Written request. Please start at the first line of the records beneath and quote each line exactly, ending with the line containing "var myChart = echarts.init(chartDom);".

- - -

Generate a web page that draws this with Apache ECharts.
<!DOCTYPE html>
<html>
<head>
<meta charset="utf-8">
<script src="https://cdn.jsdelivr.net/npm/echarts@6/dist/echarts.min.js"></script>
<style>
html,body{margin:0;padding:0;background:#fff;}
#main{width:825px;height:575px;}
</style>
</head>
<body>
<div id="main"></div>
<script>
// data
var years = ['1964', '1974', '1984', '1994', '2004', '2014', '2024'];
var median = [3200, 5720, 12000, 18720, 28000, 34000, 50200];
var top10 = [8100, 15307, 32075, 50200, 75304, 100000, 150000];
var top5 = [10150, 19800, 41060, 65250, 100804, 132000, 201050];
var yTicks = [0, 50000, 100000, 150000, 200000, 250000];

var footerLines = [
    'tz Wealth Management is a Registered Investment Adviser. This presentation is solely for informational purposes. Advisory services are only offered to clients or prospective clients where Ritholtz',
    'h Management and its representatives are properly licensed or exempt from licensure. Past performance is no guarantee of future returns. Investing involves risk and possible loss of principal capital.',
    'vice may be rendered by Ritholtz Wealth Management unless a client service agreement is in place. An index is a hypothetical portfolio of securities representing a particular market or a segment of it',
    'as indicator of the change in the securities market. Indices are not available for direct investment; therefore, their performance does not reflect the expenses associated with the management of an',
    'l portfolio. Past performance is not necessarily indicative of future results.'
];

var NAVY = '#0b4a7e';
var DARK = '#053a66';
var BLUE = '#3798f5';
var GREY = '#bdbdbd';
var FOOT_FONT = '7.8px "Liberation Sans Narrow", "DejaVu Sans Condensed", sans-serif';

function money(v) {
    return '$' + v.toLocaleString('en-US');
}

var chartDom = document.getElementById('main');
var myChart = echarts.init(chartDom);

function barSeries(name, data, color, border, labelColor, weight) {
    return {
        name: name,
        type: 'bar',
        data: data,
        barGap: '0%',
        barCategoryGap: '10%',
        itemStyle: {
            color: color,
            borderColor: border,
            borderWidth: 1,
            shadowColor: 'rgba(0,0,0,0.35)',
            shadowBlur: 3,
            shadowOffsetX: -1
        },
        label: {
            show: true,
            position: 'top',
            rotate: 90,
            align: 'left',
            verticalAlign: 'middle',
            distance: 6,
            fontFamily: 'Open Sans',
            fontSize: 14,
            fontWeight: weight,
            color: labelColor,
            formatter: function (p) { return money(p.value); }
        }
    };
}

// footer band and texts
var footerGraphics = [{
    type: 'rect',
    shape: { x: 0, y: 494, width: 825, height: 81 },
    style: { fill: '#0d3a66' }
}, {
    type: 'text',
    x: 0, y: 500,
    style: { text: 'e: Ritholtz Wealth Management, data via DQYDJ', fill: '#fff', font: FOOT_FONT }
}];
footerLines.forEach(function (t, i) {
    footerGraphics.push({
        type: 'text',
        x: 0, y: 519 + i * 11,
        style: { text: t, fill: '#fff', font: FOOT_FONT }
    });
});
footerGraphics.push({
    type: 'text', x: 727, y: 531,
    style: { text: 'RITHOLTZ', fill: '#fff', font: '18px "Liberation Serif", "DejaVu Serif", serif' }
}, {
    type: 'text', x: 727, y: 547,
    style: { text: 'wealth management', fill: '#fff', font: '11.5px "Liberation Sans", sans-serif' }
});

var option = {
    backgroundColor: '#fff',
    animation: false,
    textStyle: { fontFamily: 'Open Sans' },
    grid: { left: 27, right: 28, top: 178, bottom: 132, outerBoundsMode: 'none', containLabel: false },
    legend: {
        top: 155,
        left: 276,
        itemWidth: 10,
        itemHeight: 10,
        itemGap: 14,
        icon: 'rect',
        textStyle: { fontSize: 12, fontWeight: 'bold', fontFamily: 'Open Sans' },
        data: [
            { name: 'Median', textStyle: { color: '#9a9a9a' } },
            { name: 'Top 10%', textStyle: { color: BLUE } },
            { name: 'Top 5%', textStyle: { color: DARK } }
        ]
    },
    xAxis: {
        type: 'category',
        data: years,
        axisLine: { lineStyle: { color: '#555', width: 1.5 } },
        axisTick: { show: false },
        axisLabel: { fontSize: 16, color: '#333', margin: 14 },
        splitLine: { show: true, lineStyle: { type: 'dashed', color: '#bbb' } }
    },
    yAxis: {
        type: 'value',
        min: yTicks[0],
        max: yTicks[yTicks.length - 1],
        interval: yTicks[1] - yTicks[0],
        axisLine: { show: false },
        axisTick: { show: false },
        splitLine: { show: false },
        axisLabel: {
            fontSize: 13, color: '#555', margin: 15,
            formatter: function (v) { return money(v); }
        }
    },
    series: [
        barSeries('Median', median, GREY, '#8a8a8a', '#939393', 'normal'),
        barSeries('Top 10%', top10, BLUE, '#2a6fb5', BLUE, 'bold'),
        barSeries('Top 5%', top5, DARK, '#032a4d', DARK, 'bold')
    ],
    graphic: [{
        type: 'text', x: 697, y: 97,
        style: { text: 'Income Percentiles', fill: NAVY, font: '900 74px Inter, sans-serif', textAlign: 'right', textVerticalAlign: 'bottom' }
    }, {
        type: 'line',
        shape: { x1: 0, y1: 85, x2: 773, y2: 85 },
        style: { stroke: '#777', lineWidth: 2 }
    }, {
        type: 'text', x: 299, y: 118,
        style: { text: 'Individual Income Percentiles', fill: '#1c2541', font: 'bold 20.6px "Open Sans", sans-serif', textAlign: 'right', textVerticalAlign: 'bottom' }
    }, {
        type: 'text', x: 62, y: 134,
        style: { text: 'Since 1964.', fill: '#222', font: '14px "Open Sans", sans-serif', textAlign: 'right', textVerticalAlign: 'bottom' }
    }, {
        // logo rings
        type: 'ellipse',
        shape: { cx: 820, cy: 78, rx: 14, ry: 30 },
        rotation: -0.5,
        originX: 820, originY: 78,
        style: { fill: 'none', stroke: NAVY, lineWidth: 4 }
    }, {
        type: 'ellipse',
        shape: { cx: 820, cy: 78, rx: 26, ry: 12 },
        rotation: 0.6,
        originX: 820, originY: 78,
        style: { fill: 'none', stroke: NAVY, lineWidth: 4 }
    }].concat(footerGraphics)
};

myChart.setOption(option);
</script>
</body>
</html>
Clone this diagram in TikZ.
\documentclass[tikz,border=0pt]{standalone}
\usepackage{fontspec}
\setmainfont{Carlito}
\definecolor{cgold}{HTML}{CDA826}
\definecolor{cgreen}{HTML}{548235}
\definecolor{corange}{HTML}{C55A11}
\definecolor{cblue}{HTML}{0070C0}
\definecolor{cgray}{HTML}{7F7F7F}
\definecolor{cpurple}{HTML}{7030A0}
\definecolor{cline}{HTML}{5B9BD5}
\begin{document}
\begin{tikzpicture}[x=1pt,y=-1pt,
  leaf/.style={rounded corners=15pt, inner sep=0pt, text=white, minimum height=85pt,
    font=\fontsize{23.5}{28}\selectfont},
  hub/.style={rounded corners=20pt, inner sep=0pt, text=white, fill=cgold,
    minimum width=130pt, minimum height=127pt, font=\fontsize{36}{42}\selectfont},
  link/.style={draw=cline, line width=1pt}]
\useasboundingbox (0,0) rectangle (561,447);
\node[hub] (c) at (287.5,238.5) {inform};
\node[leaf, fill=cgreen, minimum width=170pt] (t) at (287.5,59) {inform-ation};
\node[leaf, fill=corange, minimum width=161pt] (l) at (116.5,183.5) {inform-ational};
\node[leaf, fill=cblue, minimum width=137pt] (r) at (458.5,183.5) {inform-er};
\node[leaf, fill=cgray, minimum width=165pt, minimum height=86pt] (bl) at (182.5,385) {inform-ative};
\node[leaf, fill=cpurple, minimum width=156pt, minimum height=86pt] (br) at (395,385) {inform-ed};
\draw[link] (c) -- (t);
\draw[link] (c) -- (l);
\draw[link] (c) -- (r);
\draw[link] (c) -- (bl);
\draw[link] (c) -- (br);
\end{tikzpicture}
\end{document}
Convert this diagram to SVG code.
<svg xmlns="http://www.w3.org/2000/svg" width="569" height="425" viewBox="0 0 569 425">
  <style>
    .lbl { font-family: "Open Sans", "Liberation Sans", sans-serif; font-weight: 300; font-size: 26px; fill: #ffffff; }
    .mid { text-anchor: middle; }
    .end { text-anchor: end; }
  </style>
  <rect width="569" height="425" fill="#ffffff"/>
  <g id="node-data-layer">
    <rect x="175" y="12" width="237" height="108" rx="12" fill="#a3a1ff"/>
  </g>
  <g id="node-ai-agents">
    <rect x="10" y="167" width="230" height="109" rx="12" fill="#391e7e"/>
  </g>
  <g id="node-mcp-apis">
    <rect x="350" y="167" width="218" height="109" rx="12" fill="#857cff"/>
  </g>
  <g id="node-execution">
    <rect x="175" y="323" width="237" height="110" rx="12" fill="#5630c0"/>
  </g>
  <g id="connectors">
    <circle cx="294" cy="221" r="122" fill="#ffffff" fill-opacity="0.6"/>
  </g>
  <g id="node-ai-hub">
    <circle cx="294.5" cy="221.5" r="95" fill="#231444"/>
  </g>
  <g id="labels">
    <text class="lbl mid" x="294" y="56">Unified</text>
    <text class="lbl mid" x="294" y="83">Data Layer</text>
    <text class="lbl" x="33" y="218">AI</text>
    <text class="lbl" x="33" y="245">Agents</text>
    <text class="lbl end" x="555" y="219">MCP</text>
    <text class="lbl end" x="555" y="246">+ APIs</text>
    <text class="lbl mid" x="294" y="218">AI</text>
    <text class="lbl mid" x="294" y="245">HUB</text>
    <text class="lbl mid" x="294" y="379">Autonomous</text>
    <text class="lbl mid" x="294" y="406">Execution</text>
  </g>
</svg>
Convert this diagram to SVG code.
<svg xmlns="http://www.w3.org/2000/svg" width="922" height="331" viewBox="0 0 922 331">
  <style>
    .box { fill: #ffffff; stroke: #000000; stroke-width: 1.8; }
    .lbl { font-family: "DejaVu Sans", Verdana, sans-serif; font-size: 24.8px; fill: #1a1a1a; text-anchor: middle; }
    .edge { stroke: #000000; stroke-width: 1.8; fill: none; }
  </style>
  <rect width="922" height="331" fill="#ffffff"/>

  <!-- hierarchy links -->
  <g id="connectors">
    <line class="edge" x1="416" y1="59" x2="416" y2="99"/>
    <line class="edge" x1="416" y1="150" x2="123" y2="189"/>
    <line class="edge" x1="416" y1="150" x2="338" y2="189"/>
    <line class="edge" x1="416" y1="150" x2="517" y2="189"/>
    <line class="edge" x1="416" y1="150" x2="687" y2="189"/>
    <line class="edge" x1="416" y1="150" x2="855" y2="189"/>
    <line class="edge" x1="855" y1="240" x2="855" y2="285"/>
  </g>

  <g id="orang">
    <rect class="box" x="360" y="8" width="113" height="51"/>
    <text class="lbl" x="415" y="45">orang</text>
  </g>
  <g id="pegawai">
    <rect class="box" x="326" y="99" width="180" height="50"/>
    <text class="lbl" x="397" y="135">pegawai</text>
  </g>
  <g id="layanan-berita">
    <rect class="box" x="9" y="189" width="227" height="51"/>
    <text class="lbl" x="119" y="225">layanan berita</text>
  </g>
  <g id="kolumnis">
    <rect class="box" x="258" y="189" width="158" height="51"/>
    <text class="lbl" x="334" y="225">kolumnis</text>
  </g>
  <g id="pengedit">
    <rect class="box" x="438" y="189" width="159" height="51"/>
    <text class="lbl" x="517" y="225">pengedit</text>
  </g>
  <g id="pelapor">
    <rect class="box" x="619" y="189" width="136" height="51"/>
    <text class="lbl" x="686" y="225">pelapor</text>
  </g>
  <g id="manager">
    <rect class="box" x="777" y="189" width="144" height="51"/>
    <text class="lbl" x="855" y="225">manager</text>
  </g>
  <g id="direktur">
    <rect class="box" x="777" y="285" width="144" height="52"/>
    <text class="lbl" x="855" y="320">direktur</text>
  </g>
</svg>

- - -

Correct answer.
Generate a web page that draws this with Apache ECharts.
<!DOCTYPE html>
<html>
<head>
<meta charset="utf-8">
<script src="https://cdn.jsdelivr.net/npm/echarts@6/dist/echarts.min.js"></script>
<style>
html,body{margin:0;padding:0;background:#fff;}
#main{width:825px;height:575px;}
</style>
</head>
<body>
<div id="main"></div>
<script>
// data
var years = ['1964', '1974', '1984', '1994', '2004', '2014', '2024'];
var median = [3200, 5720, 12000, 18720, 28000, 34000, 50200];
var top10 = [8100, 15307, 32075, 50200, 75304, 100000, 150000];
var top5 = [10150, 19800, 41060, 65250, 100804, 132000, 201050];
var yTicks = [0, 50000, 100000, 150000, 200000, 250000];

var footerLines = [
    'tz Wealth Management is a Registered Investment Adviser. This presentation is solely for informational purposes. Advisory services are only offered to clients or prospective clients where Ritholtz',
    'h Management and its representatives are properly licensed or exempt from licensure. Past performance is no guarantee of future returns. Investing involves risk and possible loss of principal capital.',
    'vice may be rendered by Ritholtz Wealth Management unless a client service agreement is in place. An index is a hypothetical portfolio of securities representing a particular market or a segment of it',
    'as indicator of the change in the securities market. Indices are not available for direct investment; therefore, their performance does not reflect the expenses associated with the management of an',
    'l portfolio. Past performance is not necessarily indicative of future results.'
];

var NAVY = '#0b4a7e';
var DARK = '#053a66';
var BLUE = '#3798f5';
var GREY = '#bdbdbd';
var FOOT_FONT = '7.8px "Liberation Sans Narrow", "DejaVu Sans Condensed", sans-serif';

function money(v) {
    return '$' + v.toLocaleString('en-US');
}

var chartDom = document.getElementById('main');
var myChart = echarts.init(chartDom);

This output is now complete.